There is hereby created, as an instrumentality and agency of each of the signatory parties hereto, the Washington Metropolitan Area Transit Authority which shall be a body corporate and politic, and which shall have the powers and duties granted herein and such additional powers as may hereafter be conferred upon it pursuant to law. (Emphasis supplied)

[3] Defendant also contends that the information sought is exempt from disclosure under one or more of the statutory exceptions to the Act. The Court, however, has not been sufficiently apprised as to the nature of the materials to rule on this point.

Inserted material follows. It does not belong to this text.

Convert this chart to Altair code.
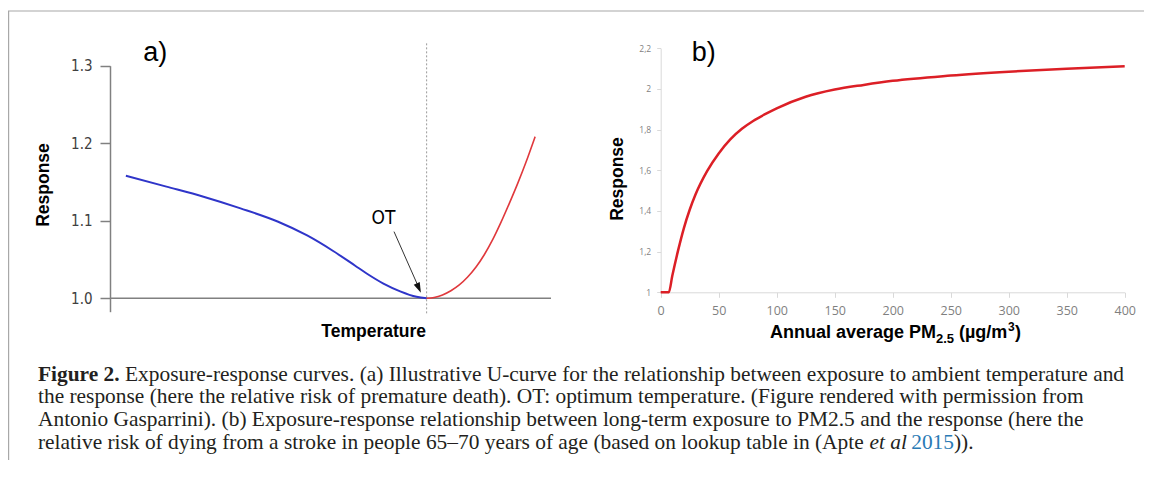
import altair as alt
import pandas as pd

# ---------------- data ----------------
# Panel a: illustrative U-curve (temperature in arbitrary percentile units)
temp_cold = [3.6, 12.8, 21.2, 29.6, 38.0, 44.7, 50.6, 55.6, 58.2, 62.0, 65.8, 69.5, 71.8]
resp_cold = [1.158, 1.144, 1.131, 1.116, 1.099, 1.081, 1.061, 1.042, 1.032, 1.019, 1.009, 1.002, 1.000]
temp_heat = [71.8, 73.5, 75.4, 77.3, 79.2, 81.1, 83.0, 84.9, 86.8, 88.7, 90.6, 92.5, 94.3, 96.4]
resp_heat = [1.000, 1.001, 1.0043, 1.0097, 1.0172, 1.0274, 1.0403, 1.0565, 1.0759, 1.0985,
             1.1231, 1.1489, 1.1752, 1.2085]
ot_temp = 71.8
a_ticks = [1.0, 1.1, 1.2, 1.3]

# Panel b: PM2.5 exposure-response (stroke, age 65-70)
pm_vals = [0, 7, 10, 15, 20, 25, 30, 40, 50, 60, 70, 80, 90, 100, 125, 150, 175, 200, 250, 300, 350, 400]
rr_vals = [1.0, 1.0, 1.081, 1.206, 1.316, 1.406, 1.481, 1.596, 1.683, 1.752, 1.804, 1.844, 1.876, 1.905,
           1.962, 1.997, 2.02, 2.04, 2.066, 2.085, 2.10, 2.112]
b_xticks = [0, 50, 100, 150, 200, 250, 300, 350, 400]
b_yticks = [1.0, 1.2, 1.4, 1.6, 1.8, 2.0, 2.2]

caption_lines = [
    "the response (here the relative risk of premature death). OT: optimum temperature. (Figure rendered with permission from",
    "Antonio Gasparrini). (b) Exposure-response relationship between long-term exposure to PM2.5 and the response (here the",
]

W, H = 1136, 452
one = pd.DataFrame({"k": [0]})


def P(v):  # page coordinate -> plot coordinate
    return v - 8


# ---------------- panel a ----------------
narrow = "Liberation Sans Narrow, DejaVu Sans Condensed, sans-serif"
sx_a = alt.Scale(domain=[0, 100], range=[P(110), P(551)], nice=False, zero=False)
sy_a = alt.Scale(domain=[0.9827, 1.3], range=[P(311.7), P(65.7)], nice=False, zero=False)
axis_a = alt.Axis(orient="left", offset=-P(110), values=a_ticks, format=".1f", title=None, grid=False,
                  domainColor="#808080", domainWidth=1.5, tickColor="#808080", tickWidth=1.5, tickSize=10,
                  labelFont=narrow, labelFontSize=15,
                  labelColor="#404040", labelPadding=8, labelFlush=False, labelOverlap=False)

xa = alt.X("t:Q", scale=sx_a, axis=None)
ya = alt.Y("r:Q", scale=sy_a, axis=axis_a)

cold = alt.Chart(pd.DataFrame({"t": temp_cold, "r": resp_cold})).mark_line(
    color="#2f35c9", strokeWidth=2, interpolate="monotone").encode(x=xa, y=ya)
heat = alt.Chart(pd.DataFrame({"t": temp_heat, "r": resp_heat})).mark_line(
    color="#e0383c", strokeWidth=1.6, interpolate="monotone").encode(x=xa, y=ya)
base = alt.Chart(pd.DataFrame({"t": [0], "t2": [100], "r": [1.0]})).mark_rule(
    color="#808080", strokeWidth=1.5).encode(x=xa, x2="t2:Q", y=ya)
otline = alt.Chart(pd.DataFrame({"t": [ot_temp], "r": [0.9806], "r2": [1.331]})).mark_rule(
    color="#9a9a9a", strokeWidth=1, strokeDash=[2, 2]).encode(x=xa, y=ya, y2="r2:Q")
shaft = alt.Chart(pd.DataFrame({"t": [64.4], "r": [1.086], "t2": [70.0], "r2": [1.014]})).mark_rule(
    color="#333333", strokeWidth=1).encode(x=xa, y=ya, x2="t2:Q", y2="r2:Q")
head = alt.Chart(pd.DataFrame({"t": [70.5], "r": [1.0072]})).mark_point(
    shape="M0,0L-0.32,1L0.32,1Z", filled=True, size=420, angle=156, color="#111111",
    opacity=1, strokeWidth=0).encode(x=xa, y=ya)

panel_a = alt.layer(base, otline, cold, heat, shaft, head)

# ---------------- panel b ----------------
sx_b = alt.Scale(domain=[0, 400], range=[P(660.7), P(1124.7)], nice=False, zero=False)
sy_b = alt.Scale(domain=[1.0, 2.2], range=[P(292.3), P(48.3)], nice=False, zero=False)
xb = alt.X("pm:Q", scale=sx_b,
           axis=alt.Axis(orient="bottom", offset=P(292.3) - H, values=b_xticks, title=None, grid=False,
                         domainColor="#d9d9d9", tickColor="#d9d9d9", tickSize=5,
                         labelFont="Open Sans", labelFontSize=12.5, labelColor="#7f7f7f",
                         labelPadding=7, labelFlush=False, labelOverlap=False))
yb = alt.Y("rr:Q", scale=sy_b,
           axis=alt.Axis(orient="left", offset=-P(660.7), values=b_yticks, title=None, grid=False,
                         labelExpr="replace(format(datum.value, '~g'), '.', ',')",
                         domainColor="#d9d9d9", tickColor="#d9d9d9", tickSize=4,
                         labelFont="Open Sans", labelFontSize=8.5, labelColor="#7f7f7f",
                         labelPadding=6, labelFlush=False, labelOverlap=False))
curve_b = alt.Chart(pd.DataFrame({"pm": pm_vals, "rr": rr_vals})).mark_line(
    color="#dc1f26", strokeWidth=2.5, interpolate="monotone").encode(x=xb, y=yb)
panel_b = alt.layer(curve_b)


# ---------------- texts and frame ----------------
def txt(text, x, y, size, font="Liberation Sans", weight="normal", style="normal", color="#000000",
        align="left", baseline="alphabetic", angle=0):
    return alt.Chart(one).mark_text(
        text=text, font=font, fontSize=size, fontWeight=weight, fontStyle=style, color=color,
        align=align, baseline=baseline, angle=angle).encode(x=alt.value(P(x)), y=alt.value(P(y)))


serif = "Liberation Serif"
cap_col = "#231f20"
CS = 21.4

texts = [
    txt("a)", 143.3, 61, 27),
    txt("b)", 691.7, 61, 27),
    txt("Response", 44.4, 185, 17.5, weight="bold", align="center", baseline="middle", angle=270),
    txt("Temperature", 373.7, 337.3, 17.5, weight="bold", align="center"),
    txt("OT", 383.5, 224, 19, font=narrow, align="center"),
    txt("Response", 618.3, 179, 17.5, weight="bold", align="center", baseline="middle", angle=270),
    txt("Annual average PM", 770, 337.7, 18, weight="bold"),
    txt("2.5", 936, 342.5, 13, weight="bold"),
    txt("(µg/m", 959, 337.7, 18, weight="bold"),
    txt("3", 1008, 330.5, 12, weight="bold"),
    txt(")", 1015, 337.7, 18, weight="bold"),
    # caption
    txt("Figure 2.", 38, 380.7, CS, font=serif, weight="bold", color=cap_col),
    txt("Exposure-response curves. (a) Illustrative U-curve for the relationship between exposure to ambient temperature and",
        125, 380.7, CS, font=serif, color=cap_col),
    txt(caption_lines[0], 38, 403.4, CS, font=serif, color=cap_col),
    txt(caption_lines[1], 38, 426.0, CS, font=serif, color=cap_col),
    txt("relative risk of dying from a stroke in people 65\u201370 years of age (based on lookup table in (Apte",
        38, 448.7, CS, font=serif, color=cap_col),
    txt("et al", 869.4, 448.7, CS, font=serif, style="italic", color=cap_col),
    txt("2015", 911.2, 448.7, CS, font=serif, color="#2a7ab5"),
    txt(")).", 954, 448.7, CS, font=serif, color=cap_col),
]

frame_top = alt.Chart(one).mark_rule(color="#a8a8a8", strokeWidth=1.2).encode(
    x=alt.value(0), x2=alt.value(W), y=alt.value(3))
frame_left = alt.Chart(one).mark_rule(color="#a8a8a8", strokeWidth=1.2).encode(
    x=alt.value(0.6), y=alt.value(3), y2=alt.value(H))

chart = alt.layer(panel_a, panel_b, frame_top, frame_left, *texts).resolve_scale(
    x="independent", y="independent"
).properties(
    width=W, height=H, padding=0, autosize=alt.AutoSizeParams(type="none"),
    background="white",
).configure_view(stroke=None)

chart.save("out.html", embed_options={"renderer": "svg", "actions": False})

[4] A similar argument was at least implicitly rejected in Delaware River & B. Authority v. New Jersey Pub. E. R. C., supra, in which the Court held that the River & Bay Authority, a bi-state agency, was not subject to the New Jersey law permitting public employees to organize, notwithstanding the existence of similar legislation in Delaware.

[5] While an extended discussion as to dissimilarities between the various acts would not seem necessary, several of the more apparent differences should be noted. Maryland, for example, unlike the District of Columbia and Virginia, provides a criminal sanction in the form of a fine for willful violations of Art. 76A. While the District of Columbia law exempts from disclosure commercial or financial information obtained under an agreement of confidentiality, under the Maryland Act an agreement of confidentiality, while a factor to be considered, apparently is not determinative as to the material's availability. See, Robles v. Environmental Protection Agency, 484 F.2d 843 (4 Cir.1973). It should also be noted that under Art. 76A, information not otherwise protected may be exempted if nondisclosure is deemed to be in the public interest; neither the District of Columbia nor Virginia has an equivalent public interest exception.